Monday, June 20, 2011

Examining Caritas in Veritate, part 4

Part 4 will focus on CV's re-examination of the role of the State, because of the changes that have occured since the time of Populorum Progressio. Beginning in pp.24, Pope Benedict XVI notes that PP assigned a central role to public authorities because the scope of societal issues was at that time still limited to within national borders. In other words, there wasn't widespread globalization or international integration. The past 5 decades have seen considerable integration of nations which the Pope expresses in this quote:
In our own day, the State finds itself having to address the limitations to its sovereignty imposed by the new context of international trade and finance, which is characterized by increasing mobility both of financial capital and means of production, material and immaterial. This new context has altered the political power of States.

In other words, the State is limited in its ability to legislate because of increasingly integrated international relations. The Pope then calls for a re-evaluation of the State's role and believes that once it is more clearly defined, political participation by the public will increase.

The first effect of globlaization Pope Benedict XVI addresses is the downsizing of social security systems worldwide in order to attract businesses to the country:
Consequently, the market has prompted new forms of competition between States as they seek to attract foreign businesses to set up production centres, by means of a variety of instruments, including favourable fiscal regimes and deregulation of the labour market. These processes have led to a downsizing of social security systems as the price to be paid for seeking greater competitive advantage in the global market, with consequent grave danger for the rights of workers, for fundamental human rights and for the solidarity associated with the traditional forms of the social State. Systems of social security can lose the capacity to carry out their task, both in emerging countries and in those that were among the earliest to develop, as well as in poor countries. Here budgetary policies, with cuts in social spending often made under pressure from international financial institutions, can leave citizens powerless in the face of old and new risks; such powerlessness is increased by the lack of effective protection on the part of workers' associations.

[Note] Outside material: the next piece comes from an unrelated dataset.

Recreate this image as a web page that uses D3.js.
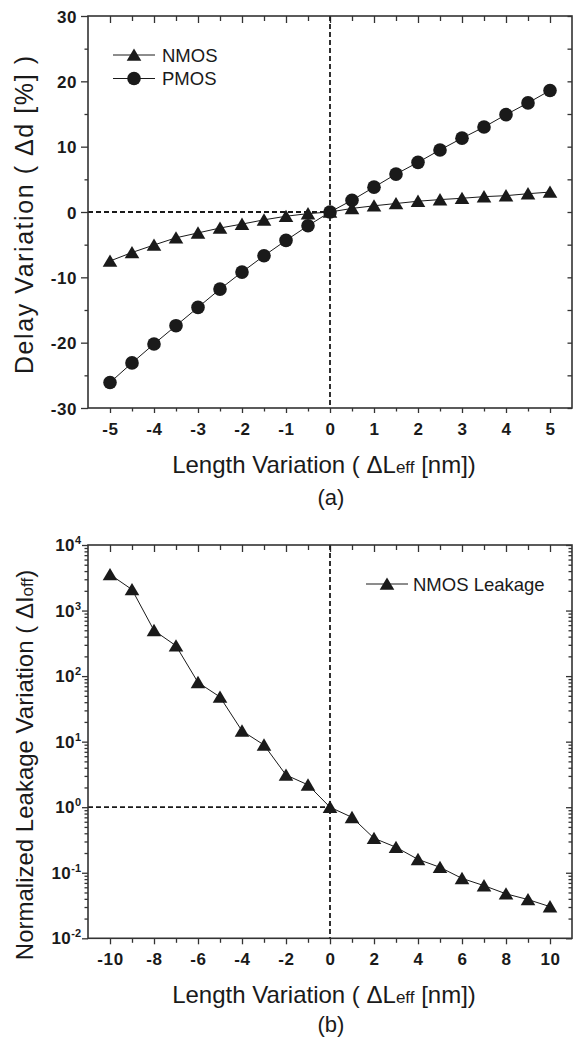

He believes the situation to be so grave that the rights "of associations that can defend workers' rights must therefore be honoured today even more than in the past, as a prompt and far-sighted response to the urgent need for new forms of cooperation at the international level, as well as the local level."

He then notes that mobility of labor in the context of unemployment can be good, it can stimulate wealth production and cultural exchange; but it can also have negative effects, such as uncertainty over working conditions, psychological instability, situations of human decline, and waste of social resources.

He then reminds us of the evils of unemployment, a point I try to stress often because our nation has given up trying to decrease unemployment because of what have now been long-running fears of inflation and bankruptcy that simply haven't happened:
Being out of work or dependent on public or private assistance for a prolonged period undermines the freedom and creativity of the person and his family and social relationships, causing great psychological and spiritual suffering. I would like to remind everyone, especially governments engaged in boosting the world's economic and social assets, that the primary capital to be safeguarded and valued is man, the human person in his or her integrity: "Man is the source, the focus and the aim of all economic and social life."

He also notes that many poor countries are still suffering from food shortages and thus hunger despite the abundance of material resources we have to feed them:
Life in many poor countries is still extremely insecure as a consequence of food shortages, and the situation could become worse: hunger still reaps enormous numbers of victims among those who, like Lazarus, are not permitted to take their place at the rich man's table, contrary to the hopes expressed by Paul VI.

Hunger is not so much dependent on lack of material things as on shortage of social resources, the most important of which are institutional.

Moreover, the elimination of world hunger has also, in the global era, become a requirement for safeguarding the peace and stability of the planet.

He then proposes a proper solution:
What is missing, in other words, is a network of economic institutions capable of guaranteeing regular access to sufficient food and water for nutritional needs, and also capable of addressing the primary needs and necessities ensuing from genuine food crises, whether due to natural causes or political irresponsibility, nationally and internationally.

The problem of food insecurity needs to be addressed within a long-term perspective, eliminating the structural causes that give rise to it and promoting the agricultural development of poorer countries. This can be done by investing in rural infrastructures, irrigation systems, transport, organization of markets, and in the development and dissemination of agricultural technology that can make the best use of the human, natural and socio-economic resources that are more readily available at the local level, while guaranteeing their sustainability over the long term as well. All this needs to be accomplished with the involvement of local communities in choices and decisions that affect the use of agricultural land.

Pope Benedict XVI will go on to address other international issues that are of great concern in our time and continue to re-evaluate the role of the State in providing solutions for these problems which I will examine in part 5 of this series.